Extended Unemployment Benefits and Unemployment Spells
Extended UI benefits in the aftermath of the Great Recession raised the average duration of unemployment by 7 percent and caused the unemployment rate to increase by 0.4 percentage points.
Extensions of the number of weeks for which unemployed workers were able to receive unemployment insurance (UI) benefits in the previous two recessions caused these beneficiaries to stay unemployed a little longer than usual, according to new research by Henry Farber and Robert Valletta. In Do Extended Unemployment Benefits Lengthen Unemployment Spells? Evidence from Recent Cycles in the U.S. Labor Market (NBER Working Paper No. 19048), the authors report that extended UI benefits did not delay the unemployed from getting jobs. Rather, it delayed them from exiting the workforce entirely. Although this effect is relatively small, it is large enough for extended benefits to make a substantial contribution to the increase in long-term unemployment in recent years.
Since extended benefits became available in different states at different times, the authors were able to exploit the differences in the timing of extensions, and in their length, to estimate the disincentive effect of UI benefits through late 2012. They conclude that "... extending unemployment insurance benefits in weak labor markets has virtually no effect on the rate of job finding but, on average, unemployment spells are somewhat longer as a subset of UI recipients remain nominally unemployed rather than exit the labor force."
During the last few years, unemployed workers were eligible to receive UI benefits for an unprecedented maximum of 99 weeks in most states, compared with the normal UI availability of 26 weeks. The study finds that these extended UI benefits in the aftermath of the Great Recession prolonged the average duration of unemployment by 7 percent and caused the unemployment rate to increase by an extra 0.4 percentage points. The same dynamic occurred during the much milder downturn of the early 2000s, but the effects were smaller because the extension of benefits was not as widespread, or as generous, as in the Great Recession.
Past empirical research has produced a range of estimates regarding the disincentive effects of UI benefits on job search in the United States. The authors note that extending UI benefits today is probably less of a disincentive to finding a job than it used to be. In the 1970s and 1980s, companies often used temporary layoffs to reduce their workforce during downturns, and sometimes timed their recalls to coincide with the end of unemployment insurance benefits. This is less common now. More generally, job availability during the Great Recession and its aftermath was so limited, and extended benefits were so much more widely available than in previous downturns, that past results regarding disincentive effects may not apply.

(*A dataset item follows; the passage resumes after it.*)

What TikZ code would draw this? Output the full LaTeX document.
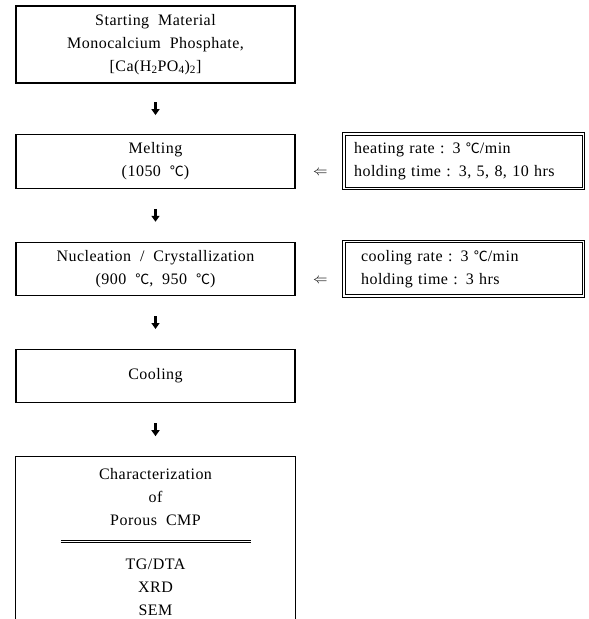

The study notes that even in recessions, the vast majority of the unemployed find jobs relatively quickly. In the aftermath of the mild recession of 2001, for example, only about 10 percent of unemployment spells lasted at least 6 months. The corresponding percentage in the aftermath of the Great Recession was only slightly higher, at 13.7 percent. Thus, extended unemployment benefits affect only a minority of job losers. After the 2001 recession, job losers whose unemployment duration placed them in the top fifth of the distribution were unemployed for an average of 5.4 months. The authors estimate that this group experienced one extra week of unemployment due to extended benefits. By contrast, in the aftermath of the Great Recession, during 2009-11, individuals in the top fifth of the unemployment distribution were unemployed for an average of 6.8 months, and experienced about two extra weeks of unemployment due to extended benefits.
The study concludes that extended UI benefits boost the unemployment rate slightly, accounting for 0.12 percentage points of the 5.4 percent U.S. unemployment rate in 2003 and 0.40 percentage points of the 9 percent unemployment rate in 2010. However, among unemployment spells that last at least six months, extended UI has a larger effect and may account for up to one quarter of observed long-term unemployment.